GIVEN TASK =>
All of the material below is to be restated word for word, apart from the pictures.

DATA PROVIDED =>
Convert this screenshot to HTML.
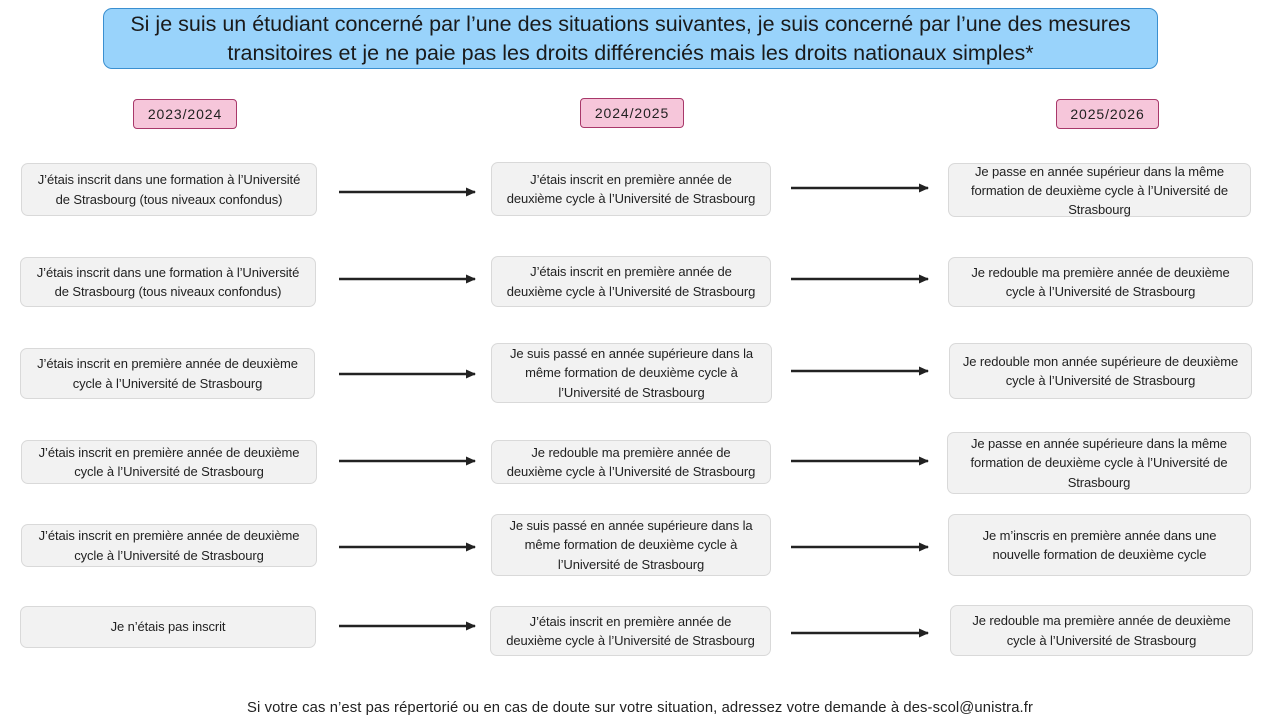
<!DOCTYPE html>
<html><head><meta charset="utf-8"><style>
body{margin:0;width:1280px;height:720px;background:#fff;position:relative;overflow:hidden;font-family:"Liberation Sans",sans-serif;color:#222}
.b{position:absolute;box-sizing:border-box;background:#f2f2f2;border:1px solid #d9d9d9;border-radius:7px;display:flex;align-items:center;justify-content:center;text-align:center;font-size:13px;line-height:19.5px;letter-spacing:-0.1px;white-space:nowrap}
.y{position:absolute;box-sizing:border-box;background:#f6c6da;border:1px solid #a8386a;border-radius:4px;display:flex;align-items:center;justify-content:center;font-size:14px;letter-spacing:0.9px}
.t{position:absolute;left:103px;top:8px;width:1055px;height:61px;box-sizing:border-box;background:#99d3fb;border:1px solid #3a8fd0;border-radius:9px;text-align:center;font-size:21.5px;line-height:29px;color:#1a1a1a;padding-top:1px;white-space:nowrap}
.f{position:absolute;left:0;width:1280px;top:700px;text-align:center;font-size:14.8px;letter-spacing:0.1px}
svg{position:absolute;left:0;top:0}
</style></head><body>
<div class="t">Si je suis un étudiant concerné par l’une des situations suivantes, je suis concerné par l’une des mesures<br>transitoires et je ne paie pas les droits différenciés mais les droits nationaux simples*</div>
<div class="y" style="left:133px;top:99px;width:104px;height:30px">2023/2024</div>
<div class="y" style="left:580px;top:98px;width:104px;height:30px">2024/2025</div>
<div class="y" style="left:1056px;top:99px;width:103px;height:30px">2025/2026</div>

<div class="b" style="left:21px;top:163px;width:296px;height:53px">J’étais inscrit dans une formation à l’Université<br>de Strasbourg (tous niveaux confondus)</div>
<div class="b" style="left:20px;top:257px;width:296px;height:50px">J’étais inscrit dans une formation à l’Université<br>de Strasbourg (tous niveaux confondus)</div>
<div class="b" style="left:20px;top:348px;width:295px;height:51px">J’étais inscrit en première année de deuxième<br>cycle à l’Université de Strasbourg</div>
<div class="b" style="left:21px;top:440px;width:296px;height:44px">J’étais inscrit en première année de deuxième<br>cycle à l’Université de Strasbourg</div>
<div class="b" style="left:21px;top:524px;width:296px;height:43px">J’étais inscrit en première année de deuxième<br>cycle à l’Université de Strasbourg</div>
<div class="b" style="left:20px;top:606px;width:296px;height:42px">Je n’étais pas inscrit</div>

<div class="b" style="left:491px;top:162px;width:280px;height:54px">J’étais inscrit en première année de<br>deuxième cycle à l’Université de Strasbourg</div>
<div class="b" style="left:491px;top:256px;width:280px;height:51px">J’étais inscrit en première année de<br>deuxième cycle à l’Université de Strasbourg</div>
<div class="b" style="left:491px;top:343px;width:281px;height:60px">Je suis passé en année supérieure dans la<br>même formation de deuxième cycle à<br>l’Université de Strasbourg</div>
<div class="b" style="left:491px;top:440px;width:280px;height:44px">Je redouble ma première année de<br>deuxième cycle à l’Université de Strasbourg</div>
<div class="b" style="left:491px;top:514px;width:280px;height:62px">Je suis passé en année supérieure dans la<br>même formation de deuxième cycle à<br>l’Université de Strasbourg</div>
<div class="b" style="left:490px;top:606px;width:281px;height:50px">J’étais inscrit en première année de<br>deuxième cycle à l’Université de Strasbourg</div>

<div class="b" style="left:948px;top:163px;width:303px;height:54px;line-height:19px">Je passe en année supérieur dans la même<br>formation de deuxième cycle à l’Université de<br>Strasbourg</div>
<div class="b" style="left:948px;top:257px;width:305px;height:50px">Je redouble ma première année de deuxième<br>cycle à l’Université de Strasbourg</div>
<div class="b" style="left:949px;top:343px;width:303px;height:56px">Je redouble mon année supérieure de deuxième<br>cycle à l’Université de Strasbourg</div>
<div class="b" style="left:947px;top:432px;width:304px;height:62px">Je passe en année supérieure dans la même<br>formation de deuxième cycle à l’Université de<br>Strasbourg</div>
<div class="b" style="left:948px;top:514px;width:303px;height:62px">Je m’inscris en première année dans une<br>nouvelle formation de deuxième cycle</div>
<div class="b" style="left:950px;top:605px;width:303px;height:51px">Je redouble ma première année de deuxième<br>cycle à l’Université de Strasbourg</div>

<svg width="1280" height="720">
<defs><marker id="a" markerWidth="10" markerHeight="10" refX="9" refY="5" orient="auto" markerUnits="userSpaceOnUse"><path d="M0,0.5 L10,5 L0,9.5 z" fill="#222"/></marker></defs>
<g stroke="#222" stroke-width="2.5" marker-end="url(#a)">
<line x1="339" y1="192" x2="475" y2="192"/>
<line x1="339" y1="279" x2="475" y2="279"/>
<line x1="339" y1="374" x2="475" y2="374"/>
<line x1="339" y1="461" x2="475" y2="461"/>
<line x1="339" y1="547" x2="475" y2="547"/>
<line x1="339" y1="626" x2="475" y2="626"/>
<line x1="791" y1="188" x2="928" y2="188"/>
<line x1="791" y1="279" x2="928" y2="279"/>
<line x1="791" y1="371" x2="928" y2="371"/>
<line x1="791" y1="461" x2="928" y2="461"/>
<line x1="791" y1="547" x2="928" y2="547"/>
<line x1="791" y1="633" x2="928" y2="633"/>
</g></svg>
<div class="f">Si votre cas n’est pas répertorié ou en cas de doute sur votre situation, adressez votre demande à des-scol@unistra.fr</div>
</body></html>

FINISHED TASK =>
Convert this screenshot to HTML.
<!DOCTYPE html>
<html><head><meta charset="utf-8"><style>
body{margin:0;width:1280px;height:720px;background:#fff;position:relative;overflow:hidden;font-family:"Liberation Sans",sans-serif;color:#222}
.b{position:absolute;box-sizing:border-box;background:#f2f2f2;border:1px solid #d9d9d9;border-radius:7px;display:flex;align-items:center;justify-content:center;text-align:center;font-size:13px;line-height:19.5px;letter-spacing:-0.1px;white-space:nowrap}
.y{position:absolute;box-sizing:border-box;background:#f6c6da;border:1px solid #a8386a;border-radius:4px;display:flex;align-items:center;justify-content:center;font-size:14px;letter-spacing:0.9px}
.t{position:absolute;left:103px;top:8px;width:1055px;height:61px;box-sizing:border-box;background:#99d3fb;border:1px solid #3a8fd0;border-radius:9px;text-align:center;font-size:21.5px;line-height:29px;color:#1a1a1a;padding-top:1px;white-space:nowrap}
.f{position:absolute;left:0;width:1280px;top:700px;text-align:center;font-size:14.8px;letter-spacing:0.1px}
svg{position:absolute;left:0;top:0}
</style></head><body>
<div class="t">Si je suis un étudiant concerné par l’une des situations suivantes, je suis concerné par l’une des mesures<br>transitoires et je ne paie pas les droits différenciés mais les droits nationaux simples*</div>
<div class="y" style="left:133px;top:99px;width:104px;height:30px">2023/2024</div>
<div class="y" style="left:580px;top:98px;width:104px;height:30px">2024/2025</div>
<div class="y" style="left:1056px;top:99px;width:103px;height:30px">2025/2026</div>

<div class="b" style="left:21px;top:163px;width:296px;height:53px">J’étais inscrit dans une formation à l’Université<br>de Strasbourg (tous niveaux confondus)</div>
<div class="b" style="left:20px;top:257px;width:296px;height:50px">J’étais inscrit dans une formation à l’Université<br>de Strasbourg (tous niveaux confondus)</div>
<div class="b" style="left:20px;top:348px;width:295px;height:51px">J’étais inscrit en première année de deuxième<br>cycle à l’Université de Strasbourg</div>
<div class="b" style="left:21px;top:440px;width:296px;height:44px">J’étais inscrit en première année de deuxième<br>cycle à l’Université de Strasbourg</div>
<div class="b" style="left:21px;top:524px;width:296px;height:43px">J’étais inscrit en première année de deuxième<br>cycle à l’Université de Strasbourg</div>
<div class="b" style="left:20px;top:606px;width:296px;height:42px">Je n’étais pas inscrit</div>

<div class="b" style="left:491px;top:162px;width:280px;height:54px">J’étais inscrit en première année de<br>deuxième cycle à l’Université de Strasbourg</div>
<div class="b" style="left:491px;top:256px;width:280px;height:51px">J’étais inscrit en première année de<br>deuxième cycle à l’Université de Strasbourg</div>
<div class="b" style="left:491px;top:343px;width:281px;height:60px">Je suis passé en année supérieure dans la<br>même formation de deuxième cycle à<br>l’Université de Strasbourg</div>
<div class="b" style="left:491px;top:440px;width:280px;height:44px">Je redouble ma première année de<br>deuxième cycle à l’Université de Strasbourg</div>
<div class="b" style="left:491px;top:514px;width:280px;height:62px">Je suis passé en année supérieure dans la<br>même formation de deuxième cycle à<br>l’Université de Strasbourg</div>
<div class="b" style="left:490px;top:606px;width:281px;height:50px">J’étais inscrit en première année de<br>deuxième cycle à l’Université de Strasbourg</div>

<div class="b" style="left:948px;top:163px;width:303px;height:54px;line-height:19px">Je passe en année supérieur dans la même<br>formation de deuxième cycle à l’Université de<br>Strasbourg</div>
<div class="b" style="left:948px;top:257px;width:305px;height:50px">Je redouble ma première année de deuxième<br>cycle à l’Université de Strasbourg</div>
<div class="b" style="left:949px;top:343px;width:303px;height:56px">Je redouble mon année supérieure de deuxième<br>cycle à l’Université de Strasbourg</div>
<div class="b" style="left:947px;top:432px;width:304px;height:62px">Je passe en année supérieure dans la même<br>formation de deuxième cycle à l’Université de<br>Strasbourg</div>
<div class="b" style="left:948px;top:514px;width:303px;height:62px">Je m’inscris en première année dans une<br>nouvelle formation de deuxième cycle</div>
<div class="b" style="left:950px;top:605px;width:303px;height:51px">Je redouble ma première année de deuxième<br>cycle à l’Université de Strasbourg</div>

<svg width="1280" height="720">
<defs><marker id="a" markerWidth="10" markerHeight="10" refX="9" refY="5" orient="auto" markerUnits="userSpaceOnUse"><path d="M0,0.5 L10,5 L0,9.5 z" fill="#222"/></marker></defs>
<g stroke="#222" stroke-width="2.5" marker-end="url(#a)">
<line x1="339" y1="192" x2="475" y2="192"/>
<line x1="339" y1="279" x2="475" y2="279"/>
<line x1="339" y1="374" x2="475" y2="374"/>
<line x1="339" y1="461" x2="475" y2="461"/>
<line x1="339" y1="547" x2="475" y2="547"/>
<line x1="339" y1="626" x2="475" y2="626"/>
<line x1="791" y1="188" x2="928" y2="188"/>
<line x1="791" y1="279" x2="928" y2="279"/>
<line x1="791" y1="371" x2="928" y2="371"/>
<line x1="791" y1="461" x2="928" y2="461"/>
<line x1="791" y1="547" x2="928" y2="547"/>
<line x1="791" y1="633" x2="928" y2="633"/>
</g></svg>
<div class="f">Si votre cas n’est pas répertorié ou en cas de doute sur votre situation, adressez votre demande à des-scol@unistra.fr</div>
</body></html>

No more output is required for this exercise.